**WHAT YOU NEED TO DO:** Copy the lines from the start of the records below through the line containing "130, 135, 140, 145, 150, 155, 160, 165, 170]", both included, and leave out the pictures.

— start DATASET —

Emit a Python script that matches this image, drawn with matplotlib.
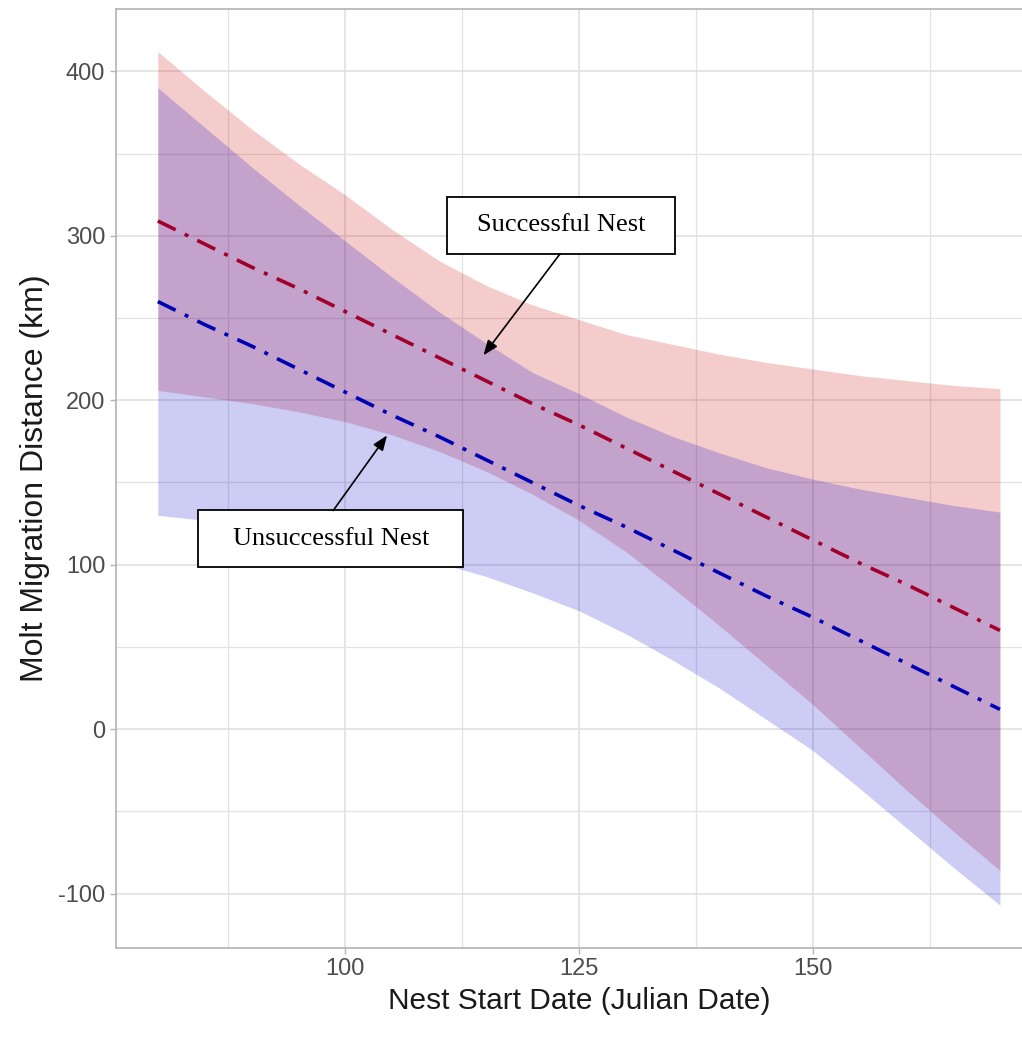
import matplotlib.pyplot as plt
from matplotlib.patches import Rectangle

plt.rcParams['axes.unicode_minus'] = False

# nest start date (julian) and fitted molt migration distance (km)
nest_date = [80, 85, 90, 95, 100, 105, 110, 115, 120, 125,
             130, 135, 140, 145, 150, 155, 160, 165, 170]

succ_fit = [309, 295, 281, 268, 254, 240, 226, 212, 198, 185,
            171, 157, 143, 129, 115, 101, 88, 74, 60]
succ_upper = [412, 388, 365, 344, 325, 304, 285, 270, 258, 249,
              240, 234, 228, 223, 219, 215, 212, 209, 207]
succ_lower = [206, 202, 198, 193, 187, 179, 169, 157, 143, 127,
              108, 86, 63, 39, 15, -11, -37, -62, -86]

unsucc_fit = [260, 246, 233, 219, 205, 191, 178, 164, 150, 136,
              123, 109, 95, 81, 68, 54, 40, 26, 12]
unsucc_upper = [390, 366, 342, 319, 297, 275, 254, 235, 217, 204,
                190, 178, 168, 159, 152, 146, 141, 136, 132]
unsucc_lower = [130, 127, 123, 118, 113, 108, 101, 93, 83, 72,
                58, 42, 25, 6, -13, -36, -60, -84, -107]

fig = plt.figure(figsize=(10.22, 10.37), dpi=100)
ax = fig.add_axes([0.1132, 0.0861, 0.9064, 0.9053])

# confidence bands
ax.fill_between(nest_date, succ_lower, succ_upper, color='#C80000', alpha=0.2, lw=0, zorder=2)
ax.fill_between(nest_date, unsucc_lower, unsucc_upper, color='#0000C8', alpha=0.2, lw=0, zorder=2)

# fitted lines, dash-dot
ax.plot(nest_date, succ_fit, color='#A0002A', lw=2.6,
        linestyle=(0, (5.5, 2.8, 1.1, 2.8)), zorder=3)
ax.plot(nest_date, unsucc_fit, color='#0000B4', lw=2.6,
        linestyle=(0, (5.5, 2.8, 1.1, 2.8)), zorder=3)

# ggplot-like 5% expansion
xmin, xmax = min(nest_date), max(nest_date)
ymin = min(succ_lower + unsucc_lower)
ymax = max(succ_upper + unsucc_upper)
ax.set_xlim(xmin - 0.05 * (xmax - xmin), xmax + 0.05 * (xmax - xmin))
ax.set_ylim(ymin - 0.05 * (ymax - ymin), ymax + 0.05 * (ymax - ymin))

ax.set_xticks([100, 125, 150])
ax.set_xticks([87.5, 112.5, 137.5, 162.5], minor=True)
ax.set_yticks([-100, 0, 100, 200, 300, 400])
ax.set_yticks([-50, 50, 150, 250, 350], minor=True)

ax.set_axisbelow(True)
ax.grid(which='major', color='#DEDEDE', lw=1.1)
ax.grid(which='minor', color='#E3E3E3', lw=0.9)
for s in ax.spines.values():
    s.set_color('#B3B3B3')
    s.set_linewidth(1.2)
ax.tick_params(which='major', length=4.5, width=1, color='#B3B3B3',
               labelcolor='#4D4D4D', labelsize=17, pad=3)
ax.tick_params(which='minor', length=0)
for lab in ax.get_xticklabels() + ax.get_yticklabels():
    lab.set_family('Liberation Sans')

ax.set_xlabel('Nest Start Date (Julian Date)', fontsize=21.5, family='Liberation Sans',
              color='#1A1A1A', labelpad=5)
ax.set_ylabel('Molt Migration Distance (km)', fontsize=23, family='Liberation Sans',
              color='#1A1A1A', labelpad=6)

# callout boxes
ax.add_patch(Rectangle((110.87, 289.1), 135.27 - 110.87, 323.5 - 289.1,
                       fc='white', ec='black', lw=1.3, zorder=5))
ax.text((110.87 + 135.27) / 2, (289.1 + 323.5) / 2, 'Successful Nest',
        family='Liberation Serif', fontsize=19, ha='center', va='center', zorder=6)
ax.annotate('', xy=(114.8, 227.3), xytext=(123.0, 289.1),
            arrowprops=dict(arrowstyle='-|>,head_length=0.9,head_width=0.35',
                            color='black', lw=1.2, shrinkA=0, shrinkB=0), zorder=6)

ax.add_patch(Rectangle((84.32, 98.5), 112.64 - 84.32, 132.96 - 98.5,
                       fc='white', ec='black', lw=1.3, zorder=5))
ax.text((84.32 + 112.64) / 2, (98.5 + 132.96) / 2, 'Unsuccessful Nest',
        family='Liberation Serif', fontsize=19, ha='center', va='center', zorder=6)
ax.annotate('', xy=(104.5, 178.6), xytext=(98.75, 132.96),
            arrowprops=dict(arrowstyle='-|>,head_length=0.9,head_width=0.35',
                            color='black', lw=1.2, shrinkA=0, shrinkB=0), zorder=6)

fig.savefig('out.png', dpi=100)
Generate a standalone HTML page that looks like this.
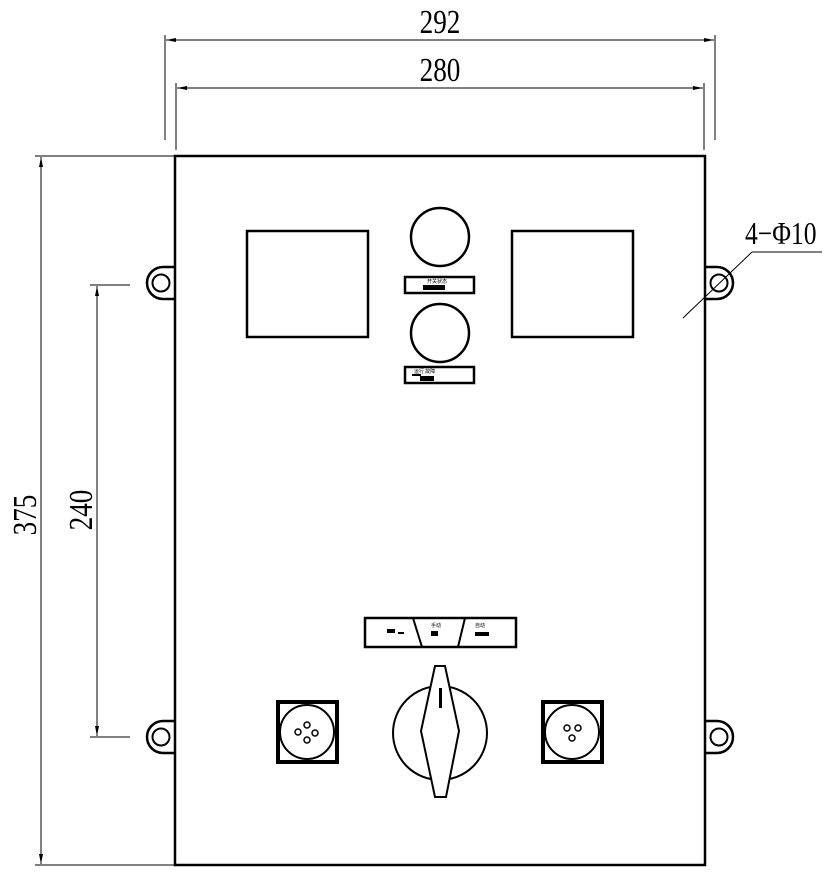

— end DATASET —

**RESULT OF THIS TASK:**
Emit a Python script that matches this image, drawn with matplotlib.
import matplotlib.pyplot as plt
from matplotlib.patches import Rectangle

plt.rcParams['axes.unicode_minus'] = False

# nest start date (julian) and fitted molt migration distance (km)
nest_date = [80, 85, 90, 95, 100, 105, 110, 115, 120, 125,
             130, 135, 140, 145, 150, 155, 160, 165, 170]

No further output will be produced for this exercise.